What is “Zombie fire”?
The Arctic is warming nearly four times faster than the rest of the world, a phenomenon known as Arctic amplification. One primary culprit is the rising temperature. As global temperatures rise, fires are also spreading farther north and into the Arctic, causing an increase in ‘zombie fires.’
‘Zombie fire’ refers to a phenomenon known as ‘overwintering fires’ or ‘holdover fires.’ Imagine fires that seem to come back to life after being asleep underground during the winter.
Zombie fires happen in places with special soil, like peatlands and forests in chilly regions. When a wildfire burns the surface in warmer months, it can sneak down into the ground and ignite the stuff below – think of it as a secret fire party underground!

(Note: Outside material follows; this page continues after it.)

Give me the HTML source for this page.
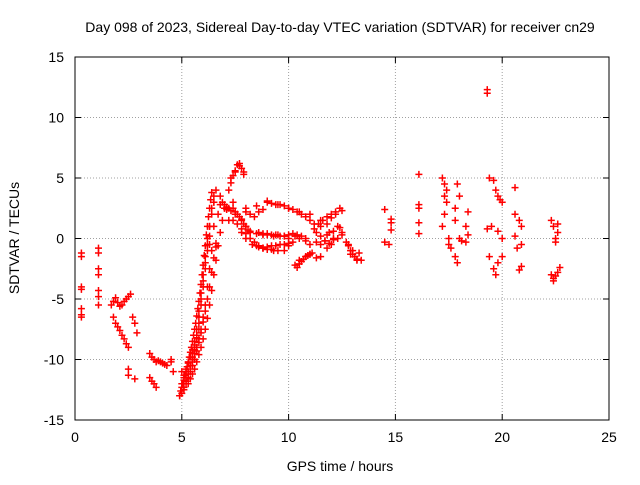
<!DOCTYPE html>
<html><head><meta charset="utf-8"><style>
body{margin:0;background:#fff;}
svg text{font-family:"Liberation Sans",sans-serif;font-size:14px;fill:#000;}
</style></head><body>
<svg id="chart" width="640" height="480">
<text x="340" y="32" text-anchor="middle">Day 098 of 2023, Sidereal Day-to-day VTEC variation (SDTVAR) for receiver cn29</text>
<text x="340" y="471" text-anchor="middle">GPS time / hours</text>
<text transform="translate(19,238) rotate(-90)" text-anchor="middle">SDTVAR / TECUs</text>
<g id="grid"></g><g id="ticks"></g><g id="pts"></g>
<rect x="75" y="57" width="534" height="363" fill="none" stroke="#000"/>
</svg>
<script>
const xTicks=[0,5,10,15,20,25];
const yTicks=[-15,-10,-5,0,5,10,15];
const xs=[0.3,0.3,0.3,0.3,0.3,0.3,0.3,1.1,1.1,1.1,1.1,1.1,1.1,1.1,
1.7,1.8,1.9,2.0,2.1,2.2,2.3,2.4,2.5,2.6,1.8,1.9,2.0,2.1,2.2,2.3,2.4,2.5,2.5,2.5,2.8,2.8,2.9,2.7,
3.5,3.6,3.7,3.8,3.9,4.0,4.1,4.2,4.3,4.5,3.5,3.6,3.7,3.8,4.5,4.6,
4.9,5.0,5.1,5.2,5.3,5.4,5.5,5.6,5.7,5.8,5.9,6.0,6.1,6.2,6.3,6.4,6.5,
5.2,5.3,5.4,5.5,5.6,5.7,5.8,5.9,6.0,6.1,6.2,6.3,6.4,6.5,
5.0,5.1,5.2,5.4,5.5,5.6,5.7,5.8,5.9,6.0,6.1,6.2,6.3,6.4,
5.5,5.6,5.7,5.8,5.9,6.0,6.1,6.2,6.3,
6.3,6.5,6.7,7.0,7.3,7.5,7.7,7.9,6.6,6.5,6.6,6.8,7.1,7.2,7.4,7.6,
8.0,8.5,9.0,9.5,10.0,10.5,11.0,11.5,
7.5,7.8,8.0,8.2,8.5,8.8,9.0,9.3,9.5,9.8,10.0,10.3,10.5,10.8,11.0,
7.8,8.0,8.3,8.5,8.8,9.0,9.3,9.5,9.8,10.0,10.2,
10.3,10.5,10.8,11.0,11.3,11.5,11.8,12.0,12.3,12.5,12.8,13.0,13.2,12.9,
11.5,11.8,12.0,12.2,12.5,11.8,12.1,12.4,
14.5,14.5,14.7,14.8,14.8,14.8,
16.1,16.1,16.1,16.1,16.1,
17.2,17.3,17.4,17.3,17.2,17.5,17.5,17.6,17.8,17.9,17.9,18.0,17.8,18.0,18.1,18.3,18.4,18.4,18.3,17.4,17.3,17.8,
19.3,19.3,19.4,19.6,19.7,19.8,20.0,19.5,19.3,19.4,19.6,19.7,19.8,20.0,19.8,20.0,19.9,
20.6,20.6,20.8,20.9,20.7,20.9,20.9,20.8,20.6,
22.3,22.4,22.6,22.6,22.5,22.3,22.4,22.5,22.6,22.7,22.5,22.4];
const ys=[-1.2,-1.5,-4,-4.2,-5.8,-6.3,-6.5,-0.8,-1.2,-2.5,-3,-4.3,-4.8,-5.5,
-5.5,-5.2,-4.9,-5.3,-5.6,-5.5,-5.2,-5,-4.8,-4.6,-6.5,-7,-7.3,-7.6,-8,-8.3,-8.7,-9,-10.8,-11.3,-11.6,-7,-7.8,-6.5,
-9.5,-9.8,-10,-10.2,-10.1,-10.2,-10.3,-10.4,-10.5,-10,-11.5,-11.8,-12,-12.3,-10.2,-11,
-13,-12.8,-12.3,-11.8,-11.2,-10.5,-9.5,-8.5,-7.5,-6,-4.5,-3,-1.5,0,1,2,3,
-11.5,-11,-10.5,-9.8,-9,-8,-6.5,-5,-3.5,-2,-0.5,1,2.5,3.5,
-12,-11.5,-11,-10.5,-10,-9.5,-9,-8.3,-7.5,-6.5,-5.5,-4,-2.5,-1,
-10,-9.2,-8.2,-7,-5.5,-4,-2.5,-1,0.2,
-0.5,1,2,2.5,5,5.5,6,5.5,4,3,-0.7,2.8,2.4,1.5,3,2,
2.5,2.7,3,2.8,2.5,2.2,2,1.5,
2,1.6,1,0.6,0.4,0.3,0.3,0.2,0.3,0.2,0,0.2,0,-0.2,-0.5,
0.5,0,-0.5,-0.6,-0.8,-0.9,-1,-1,-1,-0.6,-0.3,
-2.2,-1.8,-1.5,-1.3,-1.6,-1.5,-0.8,-0.5,0,0.5,-0.5,-1,-1.8,-1.3,
1,1.2,1.7,2,2.3,0.3,0.6,0.9,
2.4,-0.3,-0.5,0.7,1.3,1.6,
5.3,2.8,2.5,1.3,0.4,
5,4.5,3,2,1,0,-0.5,-0.8,-1.5,-2,4.5,3.5,1.5,0,-0.2,-0.3,2.2,0.3,1,4,3.5,2.5,
12.3,12,5,4.8,4,3.5,3,1,0.8,-1.5,-2.5,-3,-2,-1.5,0.6,0,3.2,
4.2,2,1.5,1,-0.8,-0.5,-2.3,-2.6,0.2,
1.5,1,0.5,1.2,0,-3,-3.3,-3.1,-2.8,-2.4,-0.3,-3.5];
const xs2=[4.9,4.95,5.0,5.05,5.1,5.15,5.2,5.25,5.3,5.35,5.4,5.45,5.5,5.55,5.6,5.65,5.7,5.75,5.8,5.85,5.9,5.95,6.0,6.05,6.1,6.15,6.2,6.25,6.3,6.35,6.4,
5.3,5.4,5.5,5.6,5.7,5.8,5.9,6.0,6.1,6.2,6.3,6.4,6.5,6.6,6.7,6.8,6.9,7.0,
5.1,5.2,5.3,5.4,5.5,5.6,5.7,5.8,5.9,6.0,6.1,6.2,6.3,6.4,6.5,6.6,
5.0,5.1,5.2,5.3,5.4,5.5,5.6,5.7,5.8,
7.2,7.3,7.4,7.5,7.6,7.7,7.8,7.9,
6.8,6.9,7.0,7.1,7.2,7.3,7.4,7.5,7.6,7.7,7.8,7.9,8.0,8.1,8.2,
7.4,7.6,7.8,8.0,8.2,8.4,8.6,8.8,9.0,9.2,
8.0,8.2,8.4,8.6,8.8,
9.0,9.2,9.4,9.6,9.8,10.0,10.2,10.4,10.6,10.8,11.0,11.2,
8.6,8.8,9.0,9.2,9.4,9.6,9.8,10.0,10.2,10.4,10.6,10.8,
8.6,8.8,9.0,9.2,9.4,9.6,9.8,10.0,
10.4,10.5,10.6,10.7,10.8,10.9,11.0,11.1,
11.2,11.3,11.4,11.5,11.6,11.7,11.8,11.9,12.0,12.1,12.2,12.3,12.4,12.5,
11.3,11.5,11.7,11.9,12.1,
12.7,12.8,12.9,13.0,13.1,13.2,13.3,13.4];
const ys2=[-13,-12.6,-12.3,-12,-11.7,-11.3,-11,-10.6,-10.2,-9.8,-9.4,-9,-8.5,-8,-7.5,-7,-6.4,-5.8,-5.2,-4.5,-3.8,-3,-2.2,-1.4,-0.6,0.3,1,1.8,2.5,3.2,3.8,
-12,-11.6,-11.2,-10.8,-10.2,-9.6,-9,-8.3,-7.5,-6.6,-5.5,-4.3,-3,-1.8,-0.6,0.5,1.5,2.5,
-12.5,-12,-11.5,-11,-10.5,-10,-9.3,-8.6,-7.8,-6.9,-6,-5,-4,-2.8,-1.6,-0.4,
-11,-11.3,-10.8,-10.3,-9.8,-9.2,-8.8,-8,-7.5,
4,4.6,5.2,5.6,6.1,6.2,5.8,5.3,
3.5,3,2.8,2.6,2.5,2.3,2.5,2.2,2,1.8,1.5,1.2,1,0.7,0.5,
1.5,1.2,0.8,0.4,0,-0.3,-0.6,-0.8,-0.9,-0.9,
2.2,2,1.8,2.2,2.4,
3.1,2.9,2.8,2.8,2.7,2.5,2.4,2.2,2,1.8,1.5,1.2,
0.5,0.4,0.4,0.3,0.3,0.2,0.2,0.3,0.4,0.3,0.2,0,
-0.7,-0.8,-0.7,-0.6,-0.6,-0.5,-0.5,-0.4,
-2.4,-2.1,-1.9,-1.7,-1.5,-1.4,-1.3,-1.2,
0.8,0.5,1.2,0.2,1.5,-0.2,1.8,0.5,2,0,2.2,1,2.5,0.3,
-0.3,-0.5,-0.2,-0.4,-0.1,
-0.3,-0.6,-1,-1.3,-1.5,-1.7,-1.2,-1.8];
const X=v=>75+v*534/25, Y=v=>420-(v+15)*363/30;
const NS="http://www.w3.org/2000/svg";
const grid=document.getElementById('grid'),ticks=document.getElementById('ticks'),pts=document.getElementById('pts');
function mk(t,a,p){const e=document.createElementNS(NS,t);for(const k in a)e.setAttribute(k,a[k]);p.appendChild(e);return e;}
xTicks.forEach(v=>{const x=X(v);
 if(v>0&&v<25){const g=mk('line',{x1:x,x2:x,y1:57,y2:420,stroke:'#a0a0a0','stroke-dasharray':'1,2'},grid);
 
 }
 mk('line',{x1:x,x2:x,y1:420,y2:414,stroke:'#000'},ticks);mk('line',{x1:x,x2:x,y1:57,y2:63,stroke:'#000'},ticks);
 const t=mk('text',{x:x,y:442,'text-anchor':'middle'},ticks);t.textContent=v;
 
 });
yTicks.forEach(v=>{const y=Y(v);
 if(v>-15&&v<15){const g=mk('line',{x1:75,x2:609,y1:y,y2:y,stroke:'#a0a0a0','stroke-dasharray':'1,2'},grid);
 
 }
 mk('line',{x1:75,x2:81,y1:y,y2:y,stroke:'#000'},ticks);mk('line',{x1:609,x2:603,y1:y,y2:y,stroke:'#000'},ticks);
 const t=mk('text',{x:64,y:y+5,'text-anchor':'end'},ticks);t.textContent=v;
 
 });
function plot(ax,ay){for(let i=0;i<ax.length;i++){const x=X(ax[i]),y=Y(ay[i]);
 const p=mk('path',{d:`M${x-3.5},${y}h7M${x},${y-3.5}v7`,stroke:'#f00','stroke-width':1.5},pts);
 
 }}
plot(xs,ys);plot(xs2,ys2);
</script>
</body></html>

During winter, these fires play hide-and-seek, staying hidden under the snow, pretending they’re gone. They ignite the organic matter below the surface (this organic matter consists of partially decomposed plant material), and it can continue smoldering even after the fire at the surface has seemingly been extinguished. In other words, they are not fully extinguished during the winter.
As the weather warms up in the following spring or summer, and the snow melts away, the zombie fires wake up and start burning again, just like they’ve come back from the dead.
These hidden fires can cause big trouble because they’re like surprise guests at a party. They make wildfire seasons more dangerous and harder to control. Imagine trying to blow out a candle that keeps relighting itself – that’s what firefighters face with zombie fires.
It’s a real phenomenon that reminds us of nature’s mysterious ways.